— REQUIRED WORK —
Pictures in the records should not be copied, but every other part must be repeated exactly.

Raw records
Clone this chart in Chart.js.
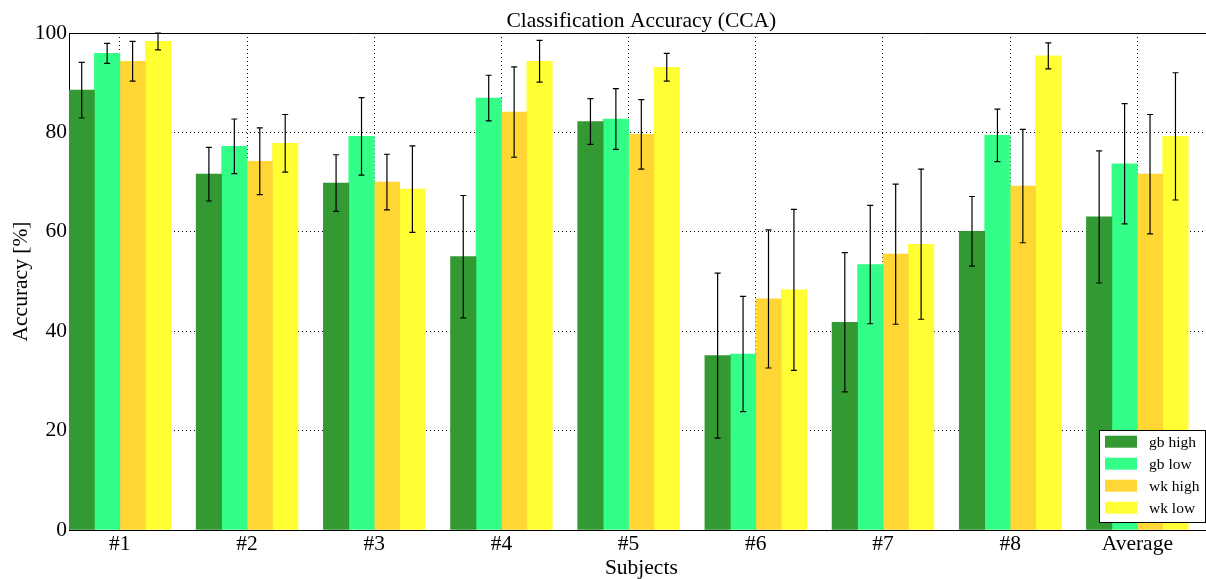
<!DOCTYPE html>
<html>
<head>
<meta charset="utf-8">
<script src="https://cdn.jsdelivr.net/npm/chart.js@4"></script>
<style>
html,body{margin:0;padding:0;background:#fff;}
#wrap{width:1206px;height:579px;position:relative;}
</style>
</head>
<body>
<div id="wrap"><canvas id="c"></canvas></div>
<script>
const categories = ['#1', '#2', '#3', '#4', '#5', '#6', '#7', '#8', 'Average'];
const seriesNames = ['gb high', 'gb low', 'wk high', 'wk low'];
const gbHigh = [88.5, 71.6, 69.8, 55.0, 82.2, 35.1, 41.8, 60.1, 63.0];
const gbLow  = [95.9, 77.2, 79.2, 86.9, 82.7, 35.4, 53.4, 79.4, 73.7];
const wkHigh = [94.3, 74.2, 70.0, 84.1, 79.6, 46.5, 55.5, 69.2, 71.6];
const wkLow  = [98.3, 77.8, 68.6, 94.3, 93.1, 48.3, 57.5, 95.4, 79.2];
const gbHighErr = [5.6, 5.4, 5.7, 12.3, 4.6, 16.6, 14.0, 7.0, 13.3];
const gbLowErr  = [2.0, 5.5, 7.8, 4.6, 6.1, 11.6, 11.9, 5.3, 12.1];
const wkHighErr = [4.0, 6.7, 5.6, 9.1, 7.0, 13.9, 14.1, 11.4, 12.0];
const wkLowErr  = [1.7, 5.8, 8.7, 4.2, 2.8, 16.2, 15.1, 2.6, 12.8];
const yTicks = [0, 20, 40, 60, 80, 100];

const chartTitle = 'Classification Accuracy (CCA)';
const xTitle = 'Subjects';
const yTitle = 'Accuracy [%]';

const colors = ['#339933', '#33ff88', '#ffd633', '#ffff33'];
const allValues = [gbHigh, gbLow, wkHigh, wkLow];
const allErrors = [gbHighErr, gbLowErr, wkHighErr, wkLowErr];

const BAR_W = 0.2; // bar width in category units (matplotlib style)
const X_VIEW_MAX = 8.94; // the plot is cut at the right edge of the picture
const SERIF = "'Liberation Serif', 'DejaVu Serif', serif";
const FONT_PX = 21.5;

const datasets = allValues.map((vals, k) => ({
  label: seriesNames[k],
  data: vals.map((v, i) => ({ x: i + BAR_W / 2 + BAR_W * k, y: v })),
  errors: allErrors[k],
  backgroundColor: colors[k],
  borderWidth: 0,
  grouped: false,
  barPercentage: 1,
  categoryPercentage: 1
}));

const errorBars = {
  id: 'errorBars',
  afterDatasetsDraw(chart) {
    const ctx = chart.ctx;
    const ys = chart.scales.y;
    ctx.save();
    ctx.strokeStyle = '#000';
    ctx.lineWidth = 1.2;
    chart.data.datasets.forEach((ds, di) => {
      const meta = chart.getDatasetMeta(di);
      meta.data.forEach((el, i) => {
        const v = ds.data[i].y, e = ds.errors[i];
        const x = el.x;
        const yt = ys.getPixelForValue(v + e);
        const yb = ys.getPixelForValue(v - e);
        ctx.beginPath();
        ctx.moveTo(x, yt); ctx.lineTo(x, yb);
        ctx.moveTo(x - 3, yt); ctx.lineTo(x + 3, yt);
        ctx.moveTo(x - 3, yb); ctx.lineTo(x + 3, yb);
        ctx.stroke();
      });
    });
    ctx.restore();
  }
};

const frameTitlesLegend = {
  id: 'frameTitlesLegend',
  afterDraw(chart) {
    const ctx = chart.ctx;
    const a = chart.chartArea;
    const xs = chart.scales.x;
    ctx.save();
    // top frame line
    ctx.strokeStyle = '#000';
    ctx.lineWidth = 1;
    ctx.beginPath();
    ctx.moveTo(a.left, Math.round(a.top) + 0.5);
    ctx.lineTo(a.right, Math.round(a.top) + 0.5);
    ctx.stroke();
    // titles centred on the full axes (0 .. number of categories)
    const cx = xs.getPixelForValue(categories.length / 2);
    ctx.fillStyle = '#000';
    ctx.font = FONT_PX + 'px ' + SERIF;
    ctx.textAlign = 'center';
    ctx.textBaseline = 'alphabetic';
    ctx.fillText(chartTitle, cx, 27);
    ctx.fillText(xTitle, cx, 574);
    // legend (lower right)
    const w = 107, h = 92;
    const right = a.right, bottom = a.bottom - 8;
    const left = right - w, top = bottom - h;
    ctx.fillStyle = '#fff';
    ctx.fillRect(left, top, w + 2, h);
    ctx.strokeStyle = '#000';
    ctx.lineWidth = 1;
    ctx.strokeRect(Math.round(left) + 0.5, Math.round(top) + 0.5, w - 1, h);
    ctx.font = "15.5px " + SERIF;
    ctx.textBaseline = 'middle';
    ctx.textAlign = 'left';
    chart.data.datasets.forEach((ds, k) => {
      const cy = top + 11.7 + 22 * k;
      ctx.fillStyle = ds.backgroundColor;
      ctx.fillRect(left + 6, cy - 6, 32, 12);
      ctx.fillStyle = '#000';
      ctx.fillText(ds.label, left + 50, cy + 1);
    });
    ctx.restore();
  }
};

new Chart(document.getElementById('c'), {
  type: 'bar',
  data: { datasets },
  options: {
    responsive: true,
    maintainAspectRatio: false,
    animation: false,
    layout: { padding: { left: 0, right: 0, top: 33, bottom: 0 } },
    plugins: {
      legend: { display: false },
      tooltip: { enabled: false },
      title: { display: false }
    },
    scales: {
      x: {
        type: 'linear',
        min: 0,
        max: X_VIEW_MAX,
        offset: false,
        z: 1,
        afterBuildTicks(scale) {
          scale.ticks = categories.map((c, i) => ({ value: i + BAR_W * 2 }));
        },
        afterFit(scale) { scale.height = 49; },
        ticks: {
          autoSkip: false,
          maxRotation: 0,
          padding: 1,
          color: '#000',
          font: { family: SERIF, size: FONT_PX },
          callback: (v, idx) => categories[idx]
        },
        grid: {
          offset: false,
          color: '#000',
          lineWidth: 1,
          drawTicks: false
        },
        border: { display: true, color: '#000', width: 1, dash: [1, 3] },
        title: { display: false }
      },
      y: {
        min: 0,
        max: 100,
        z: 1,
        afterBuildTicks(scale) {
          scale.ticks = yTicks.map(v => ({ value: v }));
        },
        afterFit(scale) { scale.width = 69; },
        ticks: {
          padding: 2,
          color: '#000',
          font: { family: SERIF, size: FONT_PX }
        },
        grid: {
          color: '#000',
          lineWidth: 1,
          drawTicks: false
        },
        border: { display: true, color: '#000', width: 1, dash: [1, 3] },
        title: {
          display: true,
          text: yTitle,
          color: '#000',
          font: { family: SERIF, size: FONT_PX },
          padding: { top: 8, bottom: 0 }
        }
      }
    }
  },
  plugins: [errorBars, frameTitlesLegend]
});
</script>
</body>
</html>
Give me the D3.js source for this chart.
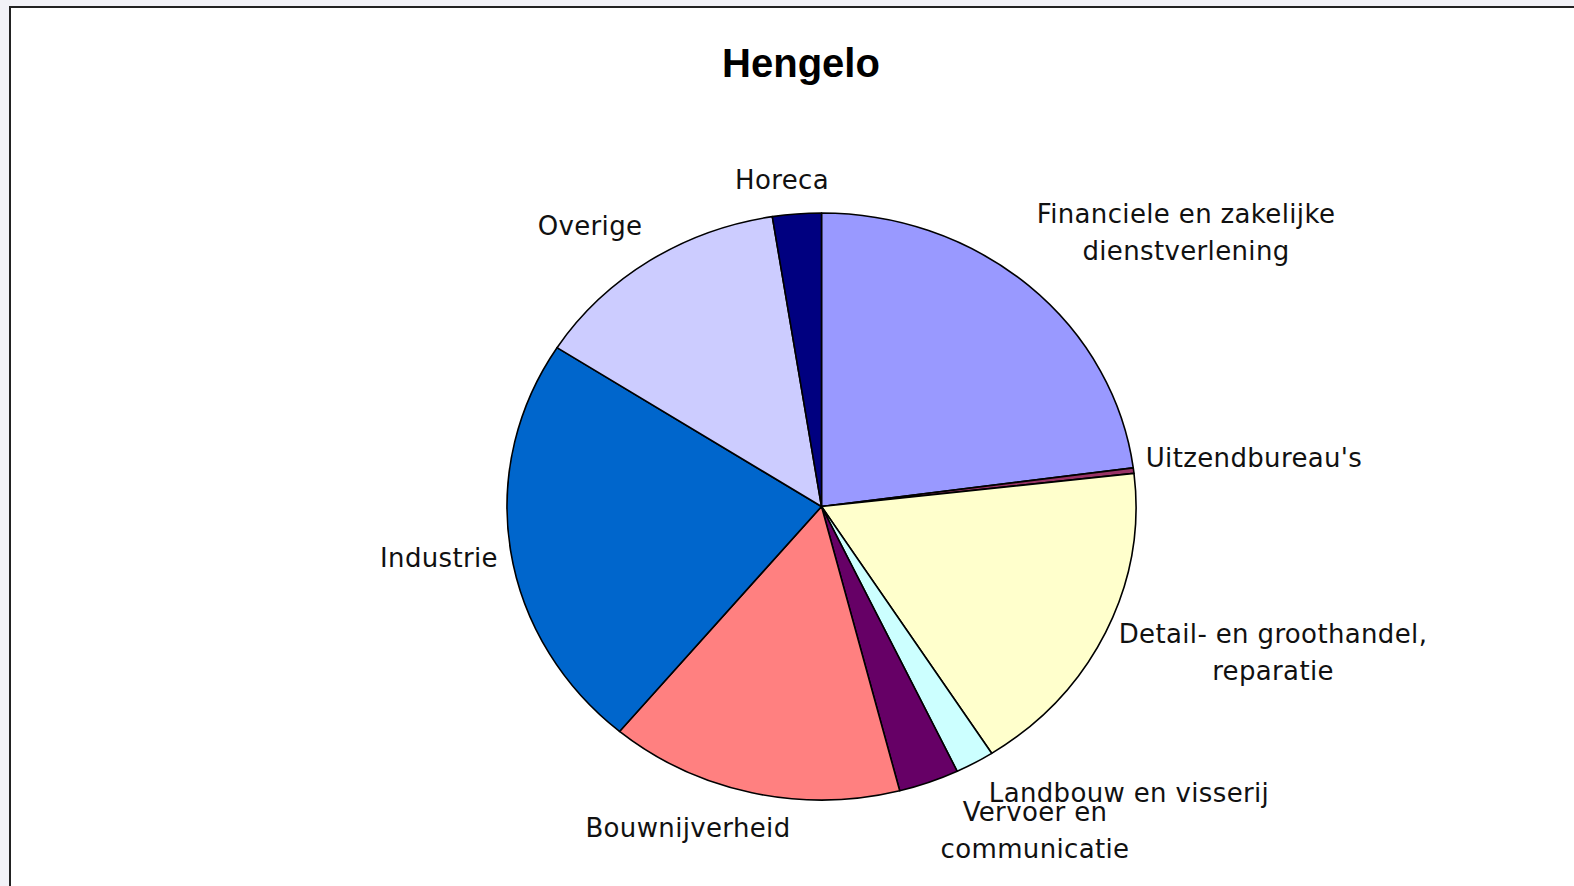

— FULL RESPONSE —
Clone this chart in Chart.js.
<!DOCTYPE html>
<html>
<head>
<meta charset="utf-8">
<script src="https://cdn.jsdelivr.net/npm/chart.js@4"></script>
<style>
html,body{margin:0;padding:0;background:#fff;}
#wrap{width:1206px;height:579px;position:relative;}
</style>
</head>
<body>
<div id="wrap"><canvas id="c"></canvas></div>
<script>
const categories = ['#1', '#2', '#3', '#4', '#5', '#6', '#7', '#8', 'Average'];
const seriesNames = ['gb high', 'gb low', 'wk high', 'wk low'];
const gbHigh = [88.5, 71.6, 69.8, 55.0, 82.2, 35.1, 41.8, 60.1, 63.0];
const gbLow  = [95.9, 77.2, 79.2, 86.9, 82.7, 35.4, 53.4, 79.4, 73.7];
const wkHigh = [94.3, 74.2, 70.0, 84.1, 79.6, 46.5, 55.5, 69.2, 71.6];
const wkLow  = [98.3, 77.8, 68.6, 94.3, 93.1, 48.3, 57.5, 95.4, 79.2];
const gbHighErr = [5.6, 5.4, 5.7, 12.3, 4.6, 16.6, 14.0, 7.0, 13.3];
const gbLowErr  = [2.0, 5.5, 7.8, 4.6, 6.1, 11.6, 11.9, 5.3, 12.1];
const wkHighErr = [4.0, 6.7, 5.6, 9.1, 7.0, 13.9, 14.1, 11.4, 12.0];
const wkLowErr  = [1.7, 5.8, 8.7, 4.2, 2.8, 16.2, 15.1, 2.6, 12.8];
const yTicks = [0, 20, 40, 60, 80, 100];

const chartTitle = 'Classification Accuracy (CCA)';
const xTitle = 'Subjects';
const yTitle = 'Accuracy [%]';

const colors = ['#339933', '#33ff88', '#ffd633', '#ffff33'];
const allValues = [gbHigh, gbLow, wkHigh, wkLow];
const allErrors = [gbHighErr, gbLowErr, wkHighErr, wkLowErr];

const BAR_W = 0.2; // bar width in category units (matplotlib style)
const X_VIEW_MAX = 8.94; // the plot is cut at the right edge of the picture
const SERIF = "'Liberation Serif', 'DejaVu Serif', serif";
const FONT_PX = 21.5;

const datasets = allValues.map((vals, k) => ({
  label: seriesNames[k],
  data: vals.map((v, i) => ({ x: i + BAR_W / 2 + BAR_W * k, y: v })),
  errors: allErrors[k],
  backgroundColor: colors[k],
  borderWidth: 0,
  grouped: false,
  barPercentage: 1,
  categoryPercentage: 1
}));

const errorBars = {
  id: 'errorBars',
  afterDatasetsDraw(chart) {
    const ctx = chart.ctx;
    const ys = chart.scales.y;
    ctx.save();
    ctx.strokeStyle = '#000';
    ctx.lineWidth = 1.2;
    chart.data.datasets.forEach((ds, di) => {
      const meta = chart.getDatasetMeta(di);
      meta.data.forEach((el, i) => {
        const v = ds.data[i].y, e = ds.errors[i];
        const x = el.x;
        const yt = ys.getPixelForValue(v + e);
        const yb = ys.getPixelForValue(v - e);
        ctx.beginPath();
        ctx.moveTo(x, yt); ctx.lineTo(x, yb);
        ctx.moveTo(x - 3, yt); ctx.lineTo(x + 3, yt);
        ctx.moveTo(x - 3, yb); ctx.lineTo(x + 3, yb);
        ctx.stroke();
      });
    });
    ctx.restore();
  }
};

const frameTitlesLegend = {
  id: 'frameTitlesLegend',
  afterDraw(chart) {
    const ctx = chart.ctx;
    const a = chart.chartArea;
    const xs = chart.scales.x;
    ctx.save();
    // top frame line
    ctx.strokeStyle = '#000';
    ctx.lineWidth = 1;
    ctx.beginPath();
    ctx.moveTo(a.left, Math.round(a.top) + 0.5);
    ctx.lineTo(a.right, Math.round(a.top) + 0.5);
    ctx.stroke();
    // titles centred on the full axes (0 .. number of categories)
    const cx = xs.getPixelForValue(categories.length / 2);
    ctx.fillStyle = '#000';
    ctx.font = FONT_PX + 'px ' + SERIF;
    ctx.textAlign = 'center';
    ctx.textBaseline = 'alphabetic';
    ctx.fillText(chartTitle, cx, 27);
    ctx.fillText(xTitle, cx, 574);
    // legend (lower right)
    const w = 107, h = 92;
    const right = a.right, bottom = a.bottom - 8;
    const left = right - w, top = bottom - h;
    ctx.fillStyle = '#fff';
    ctx.fillRect(left, top, w + 2, h);
    ctx.strokeStyle = '#000';
    ctx.lineWidth = 1;
    ctx.strokeRect(Math.round(left) + 0.5, Math.round(top) + 0.5, w - 1, h);
    ctx.font = "15.5px " + SERIF;
    ctx.textBaseline = 'middle';
    ctx.textAlign = 'left';
    chart.data.datasets.forEach((ds, k) => {
      const cy = top + 11.7 + 22 * k;
      ctx.fillStyle = ds.backgroundColor;
      ctx.fillRect(left + 6, cy - 6, 32, 12);
      ctx.fillStyle = '#000';
      ctx.fillText(ds.label, left + 50, cy + 1);
    });
    ctx.restore();
  }
};

new Chart(document.getElementById('c'), {
  type: 'bar',
  data: { datasets },
  options: {
    responsive: true,
    maintainAspectRatio: false,
    animation: false,
    layout: { padding: { left: 0, right: 0, top: 33, bottom: 0 } },
    plugins: {
      legend: { display: false },
      tooltip: { enabled: false },
      title: { display: false }
    },
    scales: {
      x: {
        type: 'linear',
        min: 0,
        max: X_VIEW_MAX,
        offset: false,
        z: 1,
        afterBuildTicks(scale) {
          scale.ticks = categories.map((c, i) => ({ value: i + BAR_W * 2 }));
        },
        afterFit(scale) { scale.height = 49; },
        ticks: {
          autoSkip: false,
          maxRotation: 0,
          padding: 1,
          color: '#000',
          font: { family: SERIF, size: FONT_PX },
          callback: (v, idx) => categories[idx]
        },
        grid: {
          offset: false,
          color: '#000',
          lineWidth: 1,
          drawTicks: false
        },
        border: { display: true, color: '#000', width: 1, dash: [1, 3] },
        title: { display: false }
      },
      y: {
        min: 0,
        max: 100,
        z: 1,
        afterBuildTicks(scale) {
          scale.ticks = yTicks.map(v => ({ value: v }));
        },
        afterFit(scale) { scale.width = 69; },
        ticks: {
          padding: 2,
          color: '#000',
          font: { family: SERIF, size: FONT_PX }
        },
        grid: {
          color: '#000',
          lineWidth: 1,
          drawTicks: false
        },
        border: { display: true, color: '#000', width: 1, dash: [1, 3] },
        title: {
          display: true,
          text: yTitle,
          color: '#000',
          font: { family: SERIF, size: FONT_PX },
          padding: { top: 8, bottom: 0 }
        }
      }
    }
  },
  plugins: [errorBars, frameTitlesLegend]
});
</script>
</body>
</html>
Give me the D3.js source for this chart.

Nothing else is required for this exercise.